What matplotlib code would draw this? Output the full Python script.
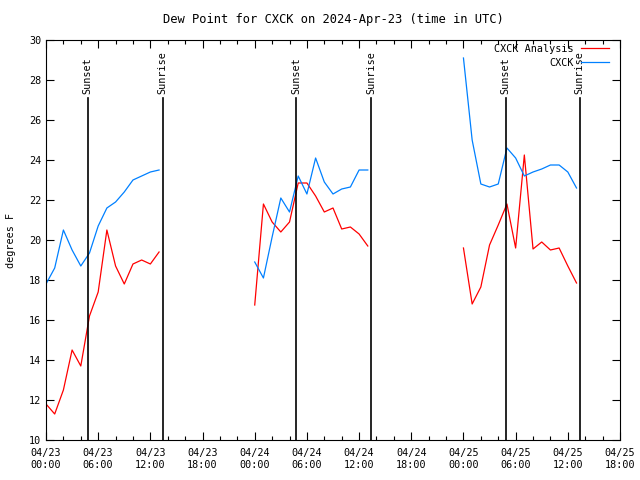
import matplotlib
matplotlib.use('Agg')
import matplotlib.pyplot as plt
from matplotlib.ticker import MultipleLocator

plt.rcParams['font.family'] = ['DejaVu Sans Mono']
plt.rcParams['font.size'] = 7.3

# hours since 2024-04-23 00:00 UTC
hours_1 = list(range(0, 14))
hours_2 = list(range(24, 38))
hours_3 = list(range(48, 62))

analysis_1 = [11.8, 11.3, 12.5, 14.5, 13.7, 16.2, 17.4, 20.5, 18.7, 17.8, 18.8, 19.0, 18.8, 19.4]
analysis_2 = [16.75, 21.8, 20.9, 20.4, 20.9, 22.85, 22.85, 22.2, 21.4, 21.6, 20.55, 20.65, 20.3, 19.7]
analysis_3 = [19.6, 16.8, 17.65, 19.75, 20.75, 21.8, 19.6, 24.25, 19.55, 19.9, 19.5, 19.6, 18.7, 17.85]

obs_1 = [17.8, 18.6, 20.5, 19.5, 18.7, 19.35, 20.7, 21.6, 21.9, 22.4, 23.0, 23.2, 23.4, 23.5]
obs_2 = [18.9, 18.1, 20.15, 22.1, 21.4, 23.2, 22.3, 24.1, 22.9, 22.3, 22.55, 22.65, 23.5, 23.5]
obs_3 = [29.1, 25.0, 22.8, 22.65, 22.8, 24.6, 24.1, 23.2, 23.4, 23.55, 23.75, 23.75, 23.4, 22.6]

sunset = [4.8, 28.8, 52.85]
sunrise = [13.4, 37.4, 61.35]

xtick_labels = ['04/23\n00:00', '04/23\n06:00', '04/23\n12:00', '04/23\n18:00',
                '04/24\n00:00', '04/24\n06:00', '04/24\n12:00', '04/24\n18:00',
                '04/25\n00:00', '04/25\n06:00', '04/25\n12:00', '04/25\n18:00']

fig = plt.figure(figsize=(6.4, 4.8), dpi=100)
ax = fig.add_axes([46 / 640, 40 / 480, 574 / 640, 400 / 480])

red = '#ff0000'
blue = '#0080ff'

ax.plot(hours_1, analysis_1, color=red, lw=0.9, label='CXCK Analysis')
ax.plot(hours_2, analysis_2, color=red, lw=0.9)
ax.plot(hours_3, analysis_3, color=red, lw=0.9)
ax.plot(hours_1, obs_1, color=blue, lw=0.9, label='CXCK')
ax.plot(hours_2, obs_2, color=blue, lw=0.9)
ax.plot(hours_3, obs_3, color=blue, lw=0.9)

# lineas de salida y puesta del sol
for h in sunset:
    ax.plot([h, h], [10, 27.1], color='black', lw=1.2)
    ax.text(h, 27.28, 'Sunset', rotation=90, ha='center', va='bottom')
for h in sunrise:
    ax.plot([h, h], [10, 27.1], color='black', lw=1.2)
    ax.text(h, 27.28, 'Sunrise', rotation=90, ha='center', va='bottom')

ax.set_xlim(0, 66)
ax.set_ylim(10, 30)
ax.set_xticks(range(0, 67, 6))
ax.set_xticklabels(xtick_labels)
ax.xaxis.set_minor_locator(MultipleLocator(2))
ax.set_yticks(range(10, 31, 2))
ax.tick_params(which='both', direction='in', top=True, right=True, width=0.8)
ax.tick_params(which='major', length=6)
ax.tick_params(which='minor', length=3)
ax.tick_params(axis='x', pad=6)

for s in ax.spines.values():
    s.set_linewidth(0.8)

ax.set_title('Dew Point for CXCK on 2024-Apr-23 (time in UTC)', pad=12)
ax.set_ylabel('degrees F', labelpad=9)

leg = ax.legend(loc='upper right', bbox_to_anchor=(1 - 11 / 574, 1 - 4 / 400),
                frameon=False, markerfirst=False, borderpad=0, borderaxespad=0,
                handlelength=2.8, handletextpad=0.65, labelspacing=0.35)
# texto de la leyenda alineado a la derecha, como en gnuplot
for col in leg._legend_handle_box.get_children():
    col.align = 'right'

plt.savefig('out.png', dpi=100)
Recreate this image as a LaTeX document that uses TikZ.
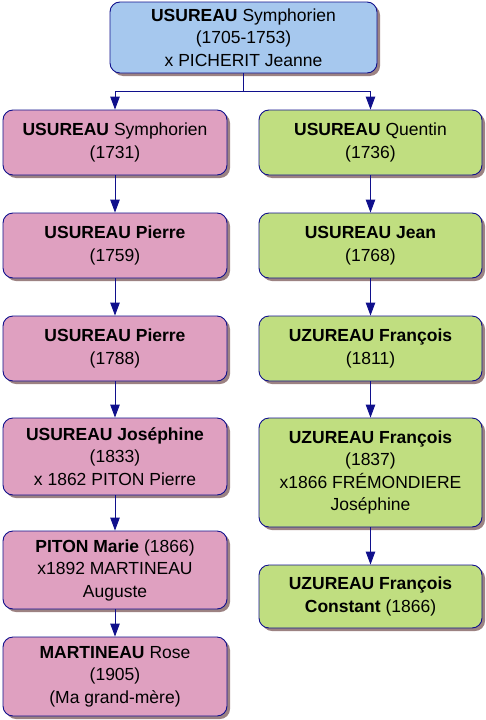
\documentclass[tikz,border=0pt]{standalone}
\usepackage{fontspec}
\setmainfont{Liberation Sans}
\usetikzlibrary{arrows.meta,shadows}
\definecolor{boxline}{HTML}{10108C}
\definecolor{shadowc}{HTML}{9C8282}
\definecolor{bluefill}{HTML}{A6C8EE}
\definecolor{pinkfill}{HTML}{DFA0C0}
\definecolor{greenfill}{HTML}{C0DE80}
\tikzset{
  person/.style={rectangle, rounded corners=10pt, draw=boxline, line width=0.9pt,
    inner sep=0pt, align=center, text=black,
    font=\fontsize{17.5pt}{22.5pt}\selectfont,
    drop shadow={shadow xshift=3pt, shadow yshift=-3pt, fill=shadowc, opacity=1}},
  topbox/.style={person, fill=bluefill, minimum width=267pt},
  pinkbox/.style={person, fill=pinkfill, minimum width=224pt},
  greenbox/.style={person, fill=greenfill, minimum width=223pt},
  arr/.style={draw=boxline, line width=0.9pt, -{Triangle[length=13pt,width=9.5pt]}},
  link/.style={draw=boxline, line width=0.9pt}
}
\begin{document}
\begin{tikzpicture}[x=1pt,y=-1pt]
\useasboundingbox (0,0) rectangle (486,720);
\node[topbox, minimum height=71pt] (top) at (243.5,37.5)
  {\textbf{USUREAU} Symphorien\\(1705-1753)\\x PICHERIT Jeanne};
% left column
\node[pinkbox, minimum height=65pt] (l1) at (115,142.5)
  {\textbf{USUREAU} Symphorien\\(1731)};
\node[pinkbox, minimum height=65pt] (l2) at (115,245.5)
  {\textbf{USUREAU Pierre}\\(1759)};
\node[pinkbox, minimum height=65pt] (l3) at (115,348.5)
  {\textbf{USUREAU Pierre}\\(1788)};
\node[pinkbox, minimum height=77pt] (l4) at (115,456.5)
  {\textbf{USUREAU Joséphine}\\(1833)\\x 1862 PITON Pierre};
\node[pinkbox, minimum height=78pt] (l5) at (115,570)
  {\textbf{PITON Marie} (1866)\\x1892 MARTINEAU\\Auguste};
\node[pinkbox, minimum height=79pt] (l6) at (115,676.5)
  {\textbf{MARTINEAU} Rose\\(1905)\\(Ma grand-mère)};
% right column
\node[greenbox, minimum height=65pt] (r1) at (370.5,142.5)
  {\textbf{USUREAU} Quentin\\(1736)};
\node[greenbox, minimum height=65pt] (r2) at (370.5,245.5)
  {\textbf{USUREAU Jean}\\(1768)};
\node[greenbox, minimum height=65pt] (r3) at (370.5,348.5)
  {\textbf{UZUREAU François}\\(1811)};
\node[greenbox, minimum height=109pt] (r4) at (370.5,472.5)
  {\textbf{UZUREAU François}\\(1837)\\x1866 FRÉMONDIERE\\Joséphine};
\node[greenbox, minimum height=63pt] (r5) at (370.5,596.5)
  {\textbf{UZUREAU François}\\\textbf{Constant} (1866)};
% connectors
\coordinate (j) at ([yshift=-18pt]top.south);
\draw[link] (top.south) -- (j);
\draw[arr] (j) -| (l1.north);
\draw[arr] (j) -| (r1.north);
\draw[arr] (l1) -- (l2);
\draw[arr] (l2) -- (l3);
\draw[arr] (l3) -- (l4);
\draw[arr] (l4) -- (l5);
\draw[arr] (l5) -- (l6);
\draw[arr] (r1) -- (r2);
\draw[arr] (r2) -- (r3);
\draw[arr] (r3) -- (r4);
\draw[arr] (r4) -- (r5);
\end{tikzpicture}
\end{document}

————

Repeat the lines of the listing above verbatim, beginning at its first line and ending at the line containing "sunrise = [13.4, 37.4, 61.35]", which is included. Omit pictures.

TASK RESULT:
What matplotlib code would draw this? Output the full Python script.
import matplotlib
matplotlib.use('Agg')
import matplotlib.pyplot as plt
from matplotlib.ticker import MultipleLocator

plt.rcParams['font.family'] = ['DejaVu Sans Mono']
plt.rcParams['font.size'] = 7.3

# hours since 2024-04-23 00:00 UTC
hours_1 = list(range(0, 14))
hours_2 = list(range(24, 38))
hours_3 = list(range(48, 62))

analysis_1 = [11.8, 11.3, 12.5, 14.5, 13.7, 16.2, 17.4, 20.5, 18.7, 17.8, 18.8, 19.0, 18.8, 19.4]
analysis_2 = [16.75, 21.8, 20.9, 20.4, 20.9, 22.85, 22.85, 22.2, 21.4, 21.6, 20.55, 20.65, 20.3, 19.7]
analysis_3 = [19.6, 16.8, 17.65, 19.75, 20.75, 21.8, 19.6, 24.25, 19.55, 19.9, 19.5, 19.6, 18.7, 17.85]

obs_1 = [17.8, 18.6, 20.5, 19.5, 18.7, 19.35, 20.7, 21.6, 21.9, 22.4, 23.0, 23.2, 23.4, 23.5]
obs_2 = [18.9, 18.1, 20.15, 22.1, 21.4, 23.2, 22.3, 24.1, 22.9, 22.3, 22.55, 22.65, 23.5, 23.5]
obs_3 = [29.1, 25.0, 22.8, 22.65, 22.8, 24.6, 24.1, 23.2, 23.4, 23.55, 23.75, 23.75, 23.4, 22.6]

sunset = [4.8, 28.8, 52.85]
sunrise = [13.4, 37.4, 61.35]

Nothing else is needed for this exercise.